The release to F. B. Means (which we deny applies to the mortgage, but to the trust), and the conveyance of Wm. Means to appellees, are all subject and subordinate to the rights of the plaintiffs under the first assignment. Van Rensselaer v. Stafford, Hopkins, Ch. 569; Stafford v. Van Rensselaer, 9 Cow. 316;Poillon v. Martin, 1 Sandf. Ch. 569;Peabody v. Fenton, 3 Barb. Ch. 451.

The above New York decisions must have increased weight, since this court, in Dunlap v. Wright, 11 Tex. 597, said the decisions of that state have increased authority here, because, in that state the mortgage is regarded as but a mere security for the debt.

4th. Our law nowhere requires the assignment of the mortgage and note to be recorded. The cases contemplated by Hart. Dig. art. 2767, are, where the statute first requires them to be recorded: if so required, then they must be recorded, to take effect as to third persons. It is a general principle, that no instrument gains any validity by being recorded, unless the law first requires it to be.

The article in question (Hart Dig. art. 2767), manifestly applies to original, primary titles, contradistinguished from derivative titles at common law. 2 Bl. Com. 327. The latter transmit an interest already created, while the former create estates.
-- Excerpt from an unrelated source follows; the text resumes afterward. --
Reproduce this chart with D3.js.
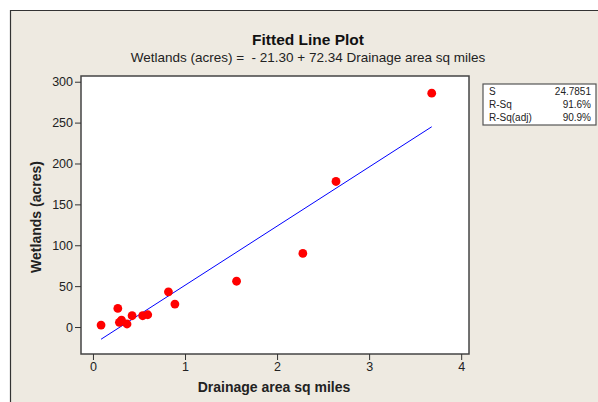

The language of our recording acts, most obviously applies to deeds, instruments, etc., primarily creating estates, not derivative.

The registry acts of Pennsylvania are equally comprehensive as ours, indeed, more so; for the first deed or conveyance is, by their statute, held fraudulent and void, unless, etc.; yet the courts of that state, holding to the true nature of a mortgage, declare that the assignment of it, is the assignment of a chose in action, and not strictly of an estate; it is not within the registry acts, and derives no additional validity from being recorded. Craft v. Webster, 4 Rawle, 242.1 What fortifies this conclusion, is, that the assignment of a mortgage is not within the statute of frauds, for it will pass by assignment of the debt. Green v. Hart, 1 Johns. 580;Clearwater v. Rose, 1 Blackf. 137. Hence, all subsequent purchasers are bound to take notice of the negotiable note and mortgage, especially as the same was negotiable in this case, and liable to be transferred to third persons. The assignment of the note is not required to be recorded. An assignment of the note, is so far an assignment of the mortgage, that the assignment of the latter, without the former, is a nullity, in law and equity.Jackson v. Bronson, 19 Johns. 325.

The $10,000 note being negotiable, that fact, in view of the appellees, was equivalent to an express stipulation in the mortgage, that it was given...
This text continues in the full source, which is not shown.